Anyway, if I were to go ahead and try for a new FUSE driver for ISO-9660 (or modify an existing driver), I would want to go after the main format. Plus, I would want to natively interpret that CISO format on the fly. Further, I would use this as a platform to understand what is so special about the apparent ISO-9660 data ripped from a Sega Dreamcast GD-ROM.

Are there any other ISO bastardizations to target for such a tool?

Posted in Programming | 4 Comments »

4 Responses

  1. mark cox Says:

    Perhaps, it is a simple form of redundancy, with the benefit that, if you don’t care about error detection, you can just skip every 1st or second byte (depending on your architecture).

    Is this practice only in the meta-data? or repeated in data too?

  2. Multimedia Mike Says:

    I haven’t digested the whole spec, but I think it is just in the metadata, the core data structures.
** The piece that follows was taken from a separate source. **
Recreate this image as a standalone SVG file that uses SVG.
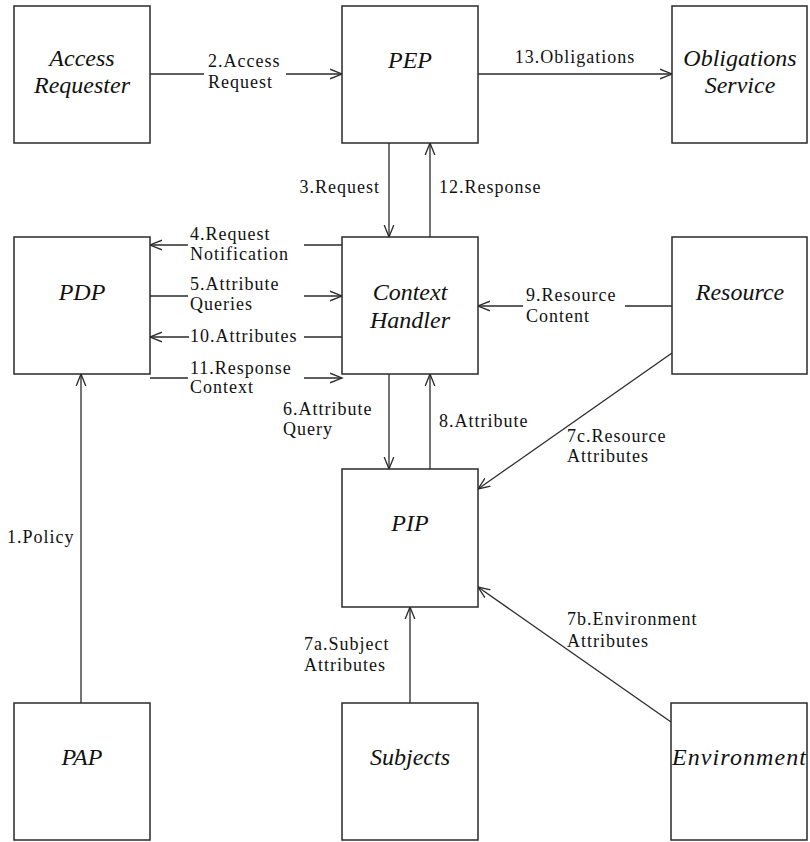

    I forgot to stipulate that at least they weren’t concerned about space. Given that trade-off, perhaps it’s no big mystery that the CISO guys opted to compress as many sectors as possible.

  3. Ian Farquhar Says:

    Not that I know of myself.

    The closest thing I can think of is the X11 protocol, which negotiates endianness during the initial session setup. But that’s a network protocol, not a filesystem.

    But I’ve not seen anything else which stores/sends both formats. I’m guessing this was a political compromise.

  4. sean barrett Says:

    It would be even more awesome if it was stored interleaved, i.e. as ’44 11 33 22 22 33 11 44′.

    I guess this approach lets you write readers with something like

    struct
    {
    int field_bigendian;
    int field_lilendian;

    };
    #if ENDIAN==BIG
    #define field field_bigendian
    #else
    #define field field_lilendian
    #endif

    which lets you do things like memory map read-only files and work on the data directly (since normally you’d either swizzle on load, or have to swizzle on every access). It doesn’t seem like it could be that performance critical, having to swizzle on every access, but maybe it bloats code to much?

    I mean, ok, maybe it was just political, but that seems crazy.